There are many unfamiliar feelings I’m going through at the moment, much pain that doesn’t seem vasana-related.
My next conversation with AAM is on the 24th of April but I’m going to go out on a limb and guess at what he’s going to tell me. He’s going to tell me that I’m processing past-life pain.
And, if he did, that would fit. The pain is huge and goes far past anything I regard myself as having accumulated or suffered.
I’m pretty sure it’s the General’s pain. He was the only one that I know of of my eight lives who was a military commander. (There may have been a second, a life AAM won’t tell me about yet.) And he’s the only former lifetime that I haven’t assimilated yet, according to AAM.
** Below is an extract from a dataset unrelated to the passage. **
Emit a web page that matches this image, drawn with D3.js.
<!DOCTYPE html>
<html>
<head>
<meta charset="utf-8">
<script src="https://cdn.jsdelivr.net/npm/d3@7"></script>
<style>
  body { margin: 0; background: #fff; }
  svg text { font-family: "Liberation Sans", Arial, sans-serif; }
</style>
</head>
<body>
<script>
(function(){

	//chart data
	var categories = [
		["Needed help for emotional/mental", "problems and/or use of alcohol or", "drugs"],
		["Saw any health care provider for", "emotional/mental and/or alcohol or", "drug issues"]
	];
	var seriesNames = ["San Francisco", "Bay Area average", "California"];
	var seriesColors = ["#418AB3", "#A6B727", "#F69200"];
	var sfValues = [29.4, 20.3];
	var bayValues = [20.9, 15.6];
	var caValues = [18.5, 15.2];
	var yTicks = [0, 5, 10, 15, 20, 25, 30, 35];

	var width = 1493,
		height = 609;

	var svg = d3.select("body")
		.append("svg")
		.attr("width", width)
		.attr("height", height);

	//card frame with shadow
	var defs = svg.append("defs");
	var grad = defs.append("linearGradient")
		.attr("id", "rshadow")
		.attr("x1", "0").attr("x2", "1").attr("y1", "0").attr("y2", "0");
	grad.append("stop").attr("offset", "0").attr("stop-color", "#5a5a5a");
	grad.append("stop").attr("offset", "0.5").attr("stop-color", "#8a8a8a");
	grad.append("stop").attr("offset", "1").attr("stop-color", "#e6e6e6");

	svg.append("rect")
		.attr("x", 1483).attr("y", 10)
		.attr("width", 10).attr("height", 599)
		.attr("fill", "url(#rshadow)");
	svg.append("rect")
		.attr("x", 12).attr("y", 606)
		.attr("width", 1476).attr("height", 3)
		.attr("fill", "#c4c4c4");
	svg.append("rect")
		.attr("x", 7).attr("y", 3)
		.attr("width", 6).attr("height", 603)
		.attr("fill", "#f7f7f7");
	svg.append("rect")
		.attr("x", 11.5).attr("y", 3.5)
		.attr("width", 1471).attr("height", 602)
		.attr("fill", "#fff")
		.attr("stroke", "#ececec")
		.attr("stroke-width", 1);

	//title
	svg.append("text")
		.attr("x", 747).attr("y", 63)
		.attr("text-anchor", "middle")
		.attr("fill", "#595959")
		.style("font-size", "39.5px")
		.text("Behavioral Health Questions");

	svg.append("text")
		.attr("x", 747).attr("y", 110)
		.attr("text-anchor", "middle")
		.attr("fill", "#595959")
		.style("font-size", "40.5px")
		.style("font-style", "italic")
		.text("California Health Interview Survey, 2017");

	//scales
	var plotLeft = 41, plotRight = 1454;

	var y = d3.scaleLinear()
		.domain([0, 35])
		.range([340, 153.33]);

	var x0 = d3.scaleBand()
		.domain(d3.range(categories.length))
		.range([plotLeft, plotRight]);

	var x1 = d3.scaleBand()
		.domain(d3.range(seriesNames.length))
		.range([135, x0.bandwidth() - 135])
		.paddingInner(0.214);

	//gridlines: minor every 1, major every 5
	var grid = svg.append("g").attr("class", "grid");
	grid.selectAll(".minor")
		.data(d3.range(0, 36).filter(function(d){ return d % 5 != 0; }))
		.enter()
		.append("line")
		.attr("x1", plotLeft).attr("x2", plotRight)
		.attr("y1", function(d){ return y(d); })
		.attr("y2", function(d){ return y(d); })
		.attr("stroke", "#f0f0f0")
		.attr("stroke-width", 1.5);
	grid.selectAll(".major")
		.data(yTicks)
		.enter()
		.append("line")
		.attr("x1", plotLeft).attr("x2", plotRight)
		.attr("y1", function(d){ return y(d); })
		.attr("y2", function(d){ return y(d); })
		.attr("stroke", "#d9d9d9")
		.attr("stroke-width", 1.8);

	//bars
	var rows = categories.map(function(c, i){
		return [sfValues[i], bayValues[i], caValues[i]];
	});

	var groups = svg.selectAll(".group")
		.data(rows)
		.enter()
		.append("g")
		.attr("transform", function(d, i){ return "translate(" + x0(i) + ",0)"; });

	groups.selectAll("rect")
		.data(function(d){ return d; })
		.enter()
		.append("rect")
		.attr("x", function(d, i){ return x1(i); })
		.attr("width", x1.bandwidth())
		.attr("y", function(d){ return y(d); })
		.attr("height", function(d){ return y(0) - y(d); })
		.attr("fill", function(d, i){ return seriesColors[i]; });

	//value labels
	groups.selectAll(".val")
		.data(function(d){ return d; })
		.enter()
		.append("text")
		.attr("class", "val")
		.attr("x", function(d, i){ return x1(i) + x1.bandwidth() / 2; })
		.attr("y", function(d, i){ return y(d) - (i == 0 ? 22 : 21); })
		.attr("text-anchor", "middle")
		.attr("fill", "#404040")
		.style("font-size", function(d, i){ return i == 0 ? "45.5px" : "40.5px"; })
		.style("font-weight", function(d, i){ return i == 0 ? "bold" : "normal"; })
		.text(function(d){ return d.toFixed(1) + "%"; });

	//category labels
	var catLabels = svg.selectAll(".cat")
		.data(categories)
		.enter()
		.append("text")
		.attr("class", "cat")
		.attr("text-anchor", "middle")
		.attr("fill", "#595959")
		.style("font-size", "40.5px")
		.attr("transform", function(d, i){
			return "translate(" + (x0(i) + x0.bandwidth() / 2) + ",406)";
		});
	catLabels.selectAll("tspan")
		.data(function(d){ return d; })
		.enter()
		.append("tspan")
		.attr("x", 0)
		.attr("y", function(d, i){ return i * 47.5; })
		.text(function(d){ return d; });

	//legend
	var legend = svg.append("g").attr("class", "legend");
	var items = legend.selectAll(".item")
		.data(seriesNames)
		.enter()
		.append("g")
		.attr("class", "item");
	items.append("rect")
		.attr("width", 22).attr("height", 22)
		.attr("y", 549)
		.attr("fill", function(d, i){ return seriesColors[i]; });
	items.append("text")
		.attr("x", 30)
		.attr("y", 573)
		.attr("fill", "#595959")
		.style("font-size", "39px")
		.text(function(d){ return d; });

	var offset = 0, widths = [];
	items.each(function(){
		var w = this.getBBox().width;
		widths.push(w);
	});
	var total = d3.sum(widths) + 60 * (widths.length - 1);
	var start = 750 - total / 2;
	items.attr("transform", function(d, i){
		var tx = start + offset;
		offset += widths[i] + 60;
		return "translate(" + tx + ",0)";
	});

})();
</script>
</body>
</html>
If that were the case, I don’t imagine this pain would yield easily to my efforts to process it because it doesn’t reside in me and isn’t traceable to any memories of past traumatic events that I lived through.
So this is brand new territory and perhaps I should make as much of a note of it as possible.
What I’m feeling right now seems like deep regret for all the mistakes I’ve made in my military campaigns. One cannot help but make mistakes – mistakes in judgment, prediction, assessment, etc.
But the General appears to have felt them keenly and especially because he was able in older life to ruminate on what had happened. Before his enemies got him.
This is not grief. Gosh, I’m glad it’s not. I don’t think I could take another round of grief just yet.
It’s located in my throat, neck and cheeks. Focusing my attention on those places, immediately the tears begin. So it’s connected to tears. I’m crying now and that seems to relieve it. It’s as if it gets pent up and crying is the only way to let out the pressure.
Processing this is far more stressful than anything I’ve ever had to do. For two days now I’ve been telling people I feel belligerent, aggressive, powerful. I’ve been a nuisance.
If I didn’t know what was happening, I’d be a psychological mess. I’d probably be acting these feelings out. I’d be highly insulting, trying to pick a fight. It feels like riding a bucking bronco.
You poor soul, General. Come and sit at the table. Join us. You were given a difficult assignment, to humble an empire. And you took it as far as you could, which was farther than any others did.
Whether that empire remained humbled for long is an open question. But your name stands out as someone who stood up to an adversary that far outnumbered you and succeeded, for a time.
I feel your aggression. I feel your tremendous power and it’s overwhelming for me. I’m not sure I can carry so much power. We’ll have to see.
I may have to do some heavy load-shedding and, if I do, it’s nothing personal.
I’ve imitated you at times in my life, General, unknowingly to be sure. Now here you are, the last to arrive. (1) Sit. You have an honored place at the table and the hearth.
I’ll convey as much of your energy to the world as I can, for Ascension’s sake. Any deficiency rests with me.
Footnotes
(1) An eighth remains, but he doesn’t seem as enthusiastic to get here as the General was.